My take? I started my candle business for fun back in 2020. But, TBH, it’s nice to know I’d still have a source of income if I lost my job tomorrow.

How to Cushion Your Own Career

Here are five ways to do career cushioning right in 2024.

1. Skill up in both new and existing areas.

This is great advice whether you’re career cushioning or not. Skills are meant to be cultivated.

Sure, the same marketing frameworks I learned while completing my MBA in 2021 may still apply. But the skills needed to be a great marketer evolve with trends and time.

For example, you couldn’t have told me three years ago that I’d be using AI in my day-to-day workflow. But it’s here, and it’s a skill I had to (and wanted to) develop.

Luckily, there are tons of free resources, like HubSpot Academy, that are available to help you level up your professional skill set.

2. Keep your LinkedIn and resume updated.

Even if you aren’t ready to apply for jobs just yet, regularly update your work history as you make new accomplishments at work and in life.

Have you recently hit a target or goal? Did you master a new skill like we talked about in #1?

Write it down.

I promise, it’s easier to track those achievements on your LinkedIn or resume when they happen rather than trying to update things all at once. (Speaking from experience here.)

This is especially true if you’re in a bind and need to land a new job fast.

3. Nurture and expand your network.

I talked about keeping your LinkedIn updated in the last tip, but it’s so much more than just a resume.

LinkedIn is the perfect place to connect with like-minded people in your industry or make new professional friends.

With the right network, you’ll gain access to job listings, networking events, and referral sources for new opportunities.

Putting yourself out there and promoting your brand can go a long way toward creating a career cushion.

4. Start a business or explore a side hustle.

Becoming an entrepreneur is not easy, but it is doable if you find something you’re passionate about.

You could consider turning one of your existing hobbies into a side hustle. That’s how I became a candle business owner.

Or you could pick up some extra work related to an area or skill you’re interested in. Maybe you really like to write, so you pick up some freelance hours for one of your favorite blog sites.

Who knows, you may be able to turn that hustle into a full-time gig.

Whatever you choose, just don’t get into the candle game. I don’t need any more competition 😉

5. Don’t risk your day job.

Like I said, career cushioning is a great way to create a job safety net for yourself. But the whole point is to create a backup plan IF you need it.
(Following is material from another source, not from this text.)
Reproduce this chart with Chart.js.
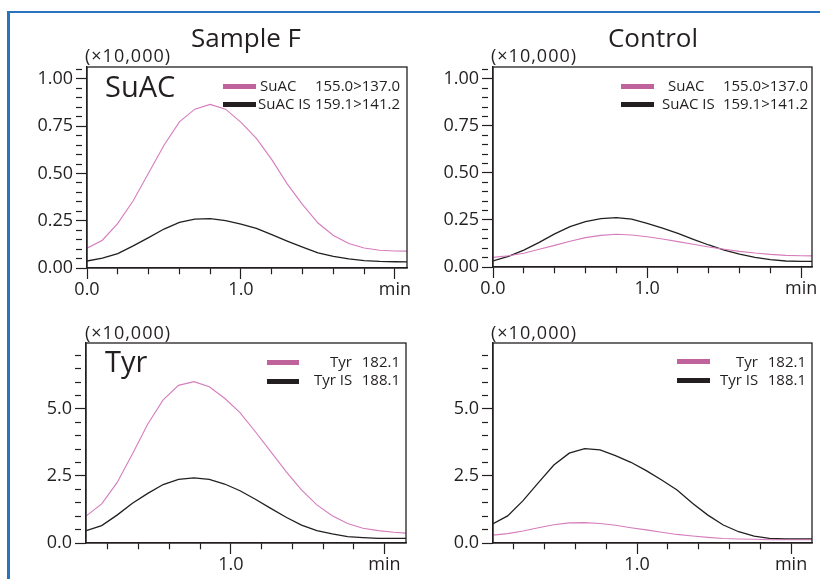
<!DOCTYPE html>
<html><head><meta charset="utf-8">
<script src="https://cdn.jsdelivr.net/npm/chart.js@4/dist/chart.umd.min.js"></script>
<style>
html,body{margin:0;padding:0;background:#fff;}
body{width:820px;height:579px;position:relative;overflow:hidden;font-family:'Open Sans',sans-serif;color:#231f20;}
canvas{position:absolute;}
.t{position:absolute;white-space:pre;line-height:1;z-index:2;color:#231f20;}
.title{font-size:26px;width:200px;text-align:center;}
.mult{font-size:18px;letter-spacing:1px;}
.comp{font-size:29px;}
.leg{font-size:15px;}
.num{font-size:15px;text-align:right;width:120px;}
.sw{position:absolute;height:5px;z-index:2;}
.blue{position:absolute;background:#2a74bf;}
</style></head><body>
<div class="blue" style="left:7px;top:11px;width:3px;height:570px;"></div>
<div class="blue" style="left:7px;top:11px;width:813px;height:2px;"></div>

<canvas id="c1"></canvas>
<canvas id="c2"></canvas>
<canvas id="c3"></canvas>
<canvas id="c4"></canvas>

<div class="t title" style="left:146px;top:24px;">Sample F</div>
<div class="t title" style="left:553px;top:24px;">Control</div>
<div class="t mult" style="left:85px;top:46px;">(×10,000)</div>
<div class="t mult" style="left:491px;top:46px;">(×10,000)</div>
<div class="t mult" style="left:85px;top:323px;">(×10,000)</div>
<div class="t mult" style="left:491px;top:323px;">(×10,000)</div>
<div class="t comp" style="left:105px;top:71px;">SuAC</div>
<div class="t comp" style="left:105px;top:346px;">Tyr</div>

<!-- Sample F SuAC legend -->
<div class="sw" style="left:223px;top:84px;width:33px;background:#c0629c;"></div>
<div class="sw" style="left:223px;top:102px;width:33px;background:#231f20;"></div>
<div class="t leg" style="left:260px;top:78px;">SuAC</div>
<div class="t num" style="left:280px;top:78px;">155.0&gt;137.0</div>
<div class="t leg" style="left:258px;top:96px;">SuAC IS</div>
<div class="t num" style="left:280px;top:96px;">159.1&gt;141.2</div>

<!-- Control SuAC legend -->
<div class="sw" style="left:621px;top:84px;width:33px;background:#c0629c;"></div>
<div class="sw" style="left:621px;top:102px;width:33px;background:#231f20;"></div>
<div class="t leg" style="left:668px;top:78px;">SuAC</div>
<div class="t num" style="left:688px;top:78px;">155.0&gt;137.0</div>
<div class="t leg" style="left:662px;top:96px;">SuAC IS</div>
<div class="t num" style="left:688px;top:96px;">159.1&gt;141.2</div>

<!-- Sample F Tyr legend -->
<div class="sw" style="left:267px;top:360px;width:32px;background:#c0629c;"></div>
<div class="sw" style="left:267px;top:379px;width:32px;background:#231f20;"></div>
<div class="t leg" style="left:330px;top:354px;">Tyr</div>
<div class="t num" style="left:280px;top:354px;">182.1</div>
<div class="t leg" style="left:314px;top:372px;">Tyr IS</div>
<div class="t num" style="left:280px;top:372px;">188.1</div>

<!-- Control Tyr legend -->
<div class="sw" style="left:677px;top:359px;width:33px;background:#c0629c;"></div>
<div class="sw" style="left:677px;top:378px;width:33px;background:#231f20;"></div>
<div class="t leg" style="left:736px;top:354px;">Tyr</div>
<div class="t num" style="left:686px;top:354px;">182.1</div>
<div class="t leg" style="left:720px;top:372px;">Tyr IS</div>
<div class="t num" style="left:686px;top:372px;">188.1</div>

<script>
// ---- data (retention time in min, intensity in ×10,000) ----
const timeTop = [0.0,0.1,0.2,0.3,0.4,0.5,0.6,0.7,0.8,0.9,1.0,1.1,1.2,1.3,1.4,1.5,1.6,1.7,1.8,1.9,2.0,2.08];
const suacSampleF   = [0.105,0.147,0.236,0.356,0.502,0.649,0.773,0.840,0.865,0.840,0.770,0.685,0.573,0.445,0.335,0.238,0.172,0.129,0.106,0.094,0.090,0.089];
const suacISSampleF = [0.037,0.052,0.076,0.117,0.161,0.206,0.241,0.259,0.261,0.250,0.232,0.209,0.176,0.142,0.110,0.080,0.062,0.048,0.039,0.035,0.033,0.032];
const suacControl   = [0.051,0.060,0.073,0.094,0.115,0.137,0.156,0.168,0.174,0.170,0.161,0.149,0.135,0.121,0.106,0.094,0.083,0.074,0.067,0.062,0.060,0.059];
const suacISControl = [0.032,0.057,0.090,0.131,0.176,0.215,0.241,0.257,0.262,0.254,0.232,0.207,0.179,0.147,0.117,0.090,0.069,0.051,0.039,0.032,0.030,0.030];

const timeBottom = [0.06,0.16,0.26,0.36,0.46,0.56,0.66,0.76,0.86,0.96,1.06,1.16,1.26,1.36,1.46,1.56,1.66,1.76,1.86,1.96,2.06,2.14];
const tyrSampleF   = [1.01,1.46,2.25,3.32,4.44,5.34,5.88,6.02,5.83,5.40,4.86,4.15,3.41,2.66,1.98,1.42,1.02,0.73,0.55,0.46,0.40,0.37];
const tyrISSampleF = [0.46,0.65,1.04,1.48,1.85,2.18,2.37,2.43,2.37,2.20,1.95,1.63,1.29,0.96,0.67,0.46,0.34,0.24,0.20,0.17,0.17,0.17];
const tyrControl   = [0.29,0.35,0.45,0.57,0.68,0.75,0.76,0.73,0.66,0.57,0.49,0.40,0.32,0.26,0.21,0.17,0.15,0.14,0.12,0.12,0.12,0.12];
const tyrISControl = [0.70,1.01,1.58,2.25,2.91,3.35,3.52,3.47,3.26,3.01,2.70,2.35,1.98,1.48,1.04,0.67,0.42,0.26,0.17,0.15,0.15,0.15];

const xTickLabels = {0: '0.0', 1: '1.0', 2: 'min'};

const INK = '#231f20';
const PINK = '#d67cbd';
const FONT = "'Open Sans', sans-serif";

function isMult(v, m) { return Math.abs(v / m - Math.round(v / m)) < 1e-6; }
function pts(xs, ys) { return xs.map((x, i) => ({x: x, y: ys[i]})); }

const boxPlugin = {
  id: 'box',
  afterDraw(chart) {
    const {ctx, chartArea: a} = chart;
    ctx.save();
    ctx.strokeStyle = INK;
    ctx.lineWidth = 1.3;
    ctx.strokeRect(a.left, a.top, a.right - a.left, a.bottom - a.top);
    ctx.restore();
  }
};

function makeChart(id, geo, times, pinkVals, blackVals, xr, yr) {
  const cv = document.getElementById(id);
  cv.width = geo.W; cv.height = geo.H;
  cv.style.left = geo.L + 'px'; cv.style.top = geo.T + 'px';
  cv.style.width = geo.W + 'px'; cv.style.height = geo.H + 'px';
  const yW = geo.aL - geo.L, padR = geo.L + geo.W - geo.aR, padT = geo.aT - geo.T, xH = geo.T + geo.H - geo.aB;
  return new Chart(cv, {
    type: 'line',
    data: {
      datasets: [
        {data: pts(times, pinkVals), borderColor: PINK, borderWidth: 1.1, pointRadius: 0, tension: 0, fill: false},
        {data: pts(times, blackVals), borderColor: INK, borderWidth: 1.3, pointRadius: 0, tension: 0, fill: false}
      ]
    },
    options: {
      responsive: false, animation: false, devicePixelRatio: 1,
      layout: {padding: {left: 0, top: padT, right: padR, bottom: 0}},
      plugins: {legend: {display: false}, tooltip: {enabled: false}},
      scales: {
        x: {
          type: 'linear', min: xr[0], max: xr[1],
          afterFit: s => { s.height = xH; },
          border: {display: true, color: INK, width: 1.3},
          grid: {
            drawOnChartArea: false, drawTicks: true, tickLength: 11, tickColor: INK, tickWidth: 1.2,
            tickBorderDash: ctx => (ctx.tick && isMult(ctx.tick.value, 1)) ? [] : [6, 60]
          },
          ticks: {
            stepSize: 0.2, includeBounds: false, autoSkip: false, maxRotation: 0, maxTicksLimit: 500,
            padding: 0, color: INK, font: {family: FONT, size: 18},
            callback: v => { for (const k in xTickLabels) { if (Math.abs(v - k) < 1e-6) return xTickLabels[k]; } return ''; }
          }
        },
        y: {
          type: 'linear', min: 0, max: yr.max,
          afterFit: s => { s.width = yW; },
          border: {display: true, color: INK, width: 1.3},
          grid: {
            drawOnChartArea: false, drawTicks: true, tickLength: 11, tickColor: INK, tickWidth: 1.2,
            tickBorderDash: ctx => (ctx.tick && isMult(ctx.tick.value, yr.major)) ? [] : [6, 60]
          },
          ticks: {
            stepSize: yr.minor, includeBounds: false, autoSkip: false, maxTicksLimit: 500,
            padding: 3, color: INK, font: {family: FONT, size: 18},
            callback: v => isMult(v, yr.major) ? v.toFixed(yr.dec) : ''
          }
        }
      }
    },
    plugins: [boxPlugin]
  });
}

const topY = {max: 1.063, minor: 0.05, major: 0.25, dec: 2};
const botY = {max: 7.46, minor: 0.5, major: 2.5, dec: 1};

makeChart('c1', {L: 0, T: 52, W: 420, H: 258, aL: 87, aR: 407, aT: 67, aB: 268}, timeTop, suacSampleF, suacISSampleF, [0, 2.078], topY);
makeChart('c2', {L: 420, T: 52, W: 400, H: 258, aL: 493, aR: 812, aT: 67, aB: 267}, timeTop, suacControl, suacISControl, [0, 2.07], topY);
makeChart('c3', {L: 0, T: 328, W: 420, H: 251, aL: 86, aR: 406, aT: 343, aB: 543}, timeBottom, tyrSampleF, tyrISSampleF, [0.058, 2.14], botY);
makeChart('c4', {L: 420, T: 328, W: 400, H: 251, aL: 493, aR: 812, aT: 343, aB: 543}, timeBottom, tyrControl, tyrISControl, [0.065, 2.136], botY);
</script>
</body></html>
Of course, if you’re already looking to change fields or switch up your career path, have at it. However, the key to career cushioning is to give yourself options in the event you lose your job.

Don’t unintentionally make that a reality by adding too much to your plate or neglecting your current employer.

In other words, “if it ain’t broke, don’t fix it.” Just cushion it.

The Bottom Line

If you ask me, it doesn’t hurt to explore new things and keep your options open.

To answer the question about whether I consider myself a career cushion-er, I’m going to go with … yes.

It’s about more than just my side hustle, though. I’m always looking for chances to learn new things and grow as a person.

And if that’s how you feel too, then I say it doesn’t hurt to add a little cushion.